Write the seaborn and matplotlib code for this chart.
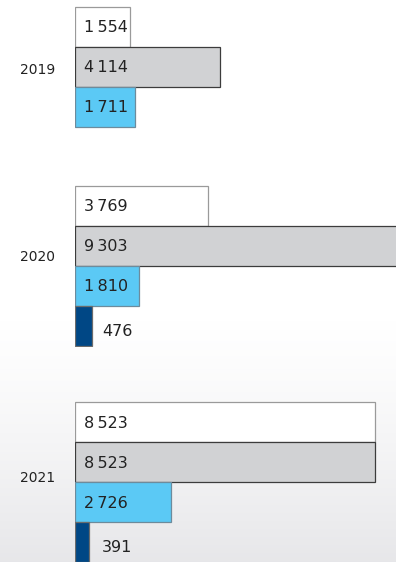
import numpy as np
import pandas as pd
import matplotlib
matplotlib.use("Agg")
import matplotlib.pyplot as plt
import seaborn as sns

# ---- data -------------------------------------------------------------
years = ["2019", "2020", "2021"]
series = ["A", "B", "C", "D"]
values_a = [1554, 3769, 8523]
values_b = [4114, 9303, 8523]
values_c = [1711, 1810, 2726]
values_d = [np.nan, 476, 391]

# ---- styling ----------------------------------------------------------
fills = ["#ffffff", "#d1d2d4", "#5bc9f5", "#004785"]
edges = ["#9a9a9a", "#3c3c3c", "#6d8b9c", "#6b6b6b"]
text_color = "#222222"

W, H = 396, 562          # figure size in pixels
x0 = 75                  # left edge of the bars (px)
x_max = 9106             # value shown at the right edge of the figure
slot = 40                # bar height (px)
group_tops = [7, 186, 402]
year_label_y = [70, 257, 478]
year_label_x = 20

df = pd.DataFrame({
    "year": np.repeat(years, len(series)),
    "series": series * len(years),
    "value": [v for trio in zip(values_a, values_b, values_c, values_d) for v in trio],
})

sns.set_theme(style="white")
plt.rcParams["font.family"] = ["DejaVu Sans"]

fig = plt.figure(figsize=(W / 100, H / 100), dpi=100)

# soft background: white at the top, fading to light grey at the bottom
bg = fig.add_axes([0, 0, 1, 1], zorder=-10)
rows = np.arange(H)
t = np.clip((rows - 320) / (H - 320), 0, 1)
t = (t ** 1.3)[:, None]
top_c = np.array([1.0, 1.0, 1.0])
bot_c = np.array([0.905, 0.905, 0.915])
img = (1 - t)[:, :, None] * top_c + t[:, :, None] * bot_c
img = np.repeat(img, W, axis=1)
bg.imshow(img, aspect="auto", extent=[0, 1, 0, 1], origin="upper")
bg.axis("off")

n = len(series)
for i, year in enumerate(years):
    top = group_tops[i]
    ax = fig.add_axes([x0 / W, 1 - (top + n * slot + 1) / H,
                       (W - x0) / W, (n * slot + 2) / H])
    ax.patch.set_alpha(0)
    sub = df[df["year"] == year].dropna()
    for j, s in enumerate(series):
        rows_s = sub[sub["series"] == s]
        if rows_s.empty:
            continue
        sns.barplot(data=rows_s, x="value", y="series", order=series,
                    color=fills[j], edgecolor=edges[j], linewidth=0.9,
                    width=1.0, saturation=1, orient="h", errorbar=None, ax=ax)
    ax.set_xlim(0, x_max)
    ax.set_ylim(n - 0.5 + 1 / slot, -0.5 - 1 / slot)
    ax.axis("off")

    for j, s in enumerate(series):
        rows_s = sub[sub["series"] == s]
        if rows_s.empty:
            continue
        v = float(rows_s["value"].iloc[0])
        width_px = ax.transData.transform((v, 0))[0] - ax.transData.transform((0, 0))[0]
        inside = width_px > 40
        dx = 9 if inside else 27
        dy = -1 if inside else -5
        label = f"{int(v):,}".replace(",", "\u2009")
        ax.annotate(label, xy=(0, j), xycoords="data", xytext=(dx, dy),
                    textcoords="offset pixels", ha="left", va="center",
                    fontsize=11.5, color=text_color, annotation_clip=False)

    fig.text(year_label_x / W, 1 - year_label_y[i] / H, year,
             ha="left", va="center", fontsize=10, color=text_color)

fig.savefig("out.png", dpi=100)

────────────────────

**PROBLEM TO WORK ON:**
Omit the pictures, then repeat exactly each line from the beginning of the listing through the line with "fig = plt.figure(figsize=(W".

**OUTPUT FOR THIS EXERCISE:**
Write the seaborn and matplotlib code for this chart.
import numpy as np
import pandas as pd
import matplotlib
matplotlib.use("Agg")
import matplotlib.pyplot as plt
import seaborn as sns

# ---- data -------------------------------------------------------------
years = ["2019", "2020", "2021"]
series = ["A", "B", "C", "D"]
values_a = [1554, 3769, 8523]
values_b = [4114, 9303, 8523]
values_c = [1711, 1810, 2726]
values_d = [np.nan, 476, 391]

# ---- styling ----------------------------------------------------------
fills = ["#ffffff", "#d1d2d4", "#5bc9f5", "#004785"]
edges = ["#9a9a9a", "#3c3c3c", "#6d8b9c", "#6b6b6b"]
text_color = "#222222"

W, H = 396, 562          # figure size in pixels
x0 = 75                  # left edge of the bars (px)
x_max = 9106             # value shown at the right edge of the figure
slot = 40                # bar height (px)
group_tops = [7, 186, 402]
year_label_y = [70, 257, 478]
year_label_x = 20

df = pd.DataFrame({
    "year": np.repeat(years, len(series)),
    "series": series * len(years),
    "value": [v for trio in zip(values_a, values_b, values_c, values_d) for v in trio],
})

sns.set_theme(style="white")
plt.rcParams["font.family"] = ["DejaVu Sans"]

fig = plt.figure(figsize=(W / 100, H / 100), dpi=100)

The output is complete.